J Vineyards and Winery presents this full-flavored, French-style wine made from hand-harvested grapes. While the palate is juicy and light, gracefully displaying the variety's subtle acidity, the taste is lush and textured. Layers of lemon blossom, ripe melon, and tangerine unfold in the aromas, leading to a palate of lilikoi, golden peach, and citrus. Crushed stone lingers on the finish of this 13.8% alcohol wine, lifting the palate. You can find the wine for as low as $11.49 at Costco, though the average is around $13.40.
Daou Sauvignon Blanc Paso Robles
The sun-drenched Paso Robles vineyards in the heart of California's Central Coast create full-flavored, fruit-forward wines. Daou capitalizes on the region's terroir when producing its Paso Robles sauvignon blanc. With a 13.7% alcohol content, this aromatic white wine opens with zesty notes of lemon-lime citrus, grapefruit, and lemongrass, with underlying wild herbs, soft grasses, and lemon balm.

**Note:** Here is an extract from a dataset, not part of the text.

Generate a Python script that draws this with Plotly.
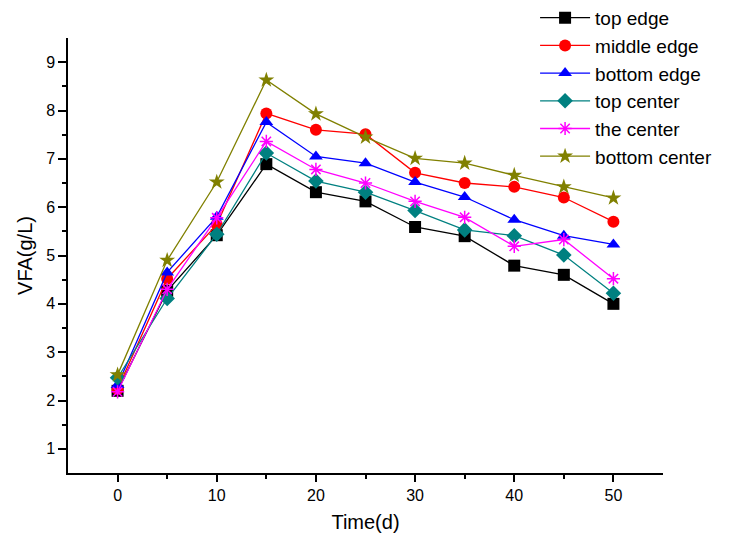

It is reminiscent of a lean, grassy, citrus fruit-driven New Zealand sauvignon blanc, though Daou offers a juicier, more well-rounded palate than many from Marlborough. It's a wine to enjoy over an afternoon brunch with pesto-crusted salmon atop a spring salad, energizing your palate from start to finish. Costco's reasonable $12.99 price and its widespread availability make Daou's wine a win-win.
Methodology
It's easy to walk into a typical grocery store and pick up a bottle of inexpensive wine crafted from a well-known, international grape variety by an established, large-volume producer. Hundreds of shoppers do so daily, oftentimes including me. However, in creating this list, I wanted to highlight Costco's diverse options. This included wines made from varieties that were not as common or well-known. I did this while also including a few larger producers and well-known varieties, rounding out the suggestions.
To assist in putting together the list and detailing each review, I drew on my knowledge, training, and expertise as a Certified Sommelier, Certified Specialist of Wine, and Spanish Wine Scholar with over 20 years of industry experience as a wine journalist. I have tried each of these wines and can speak to their quality, especially for the affordability that Costco offers.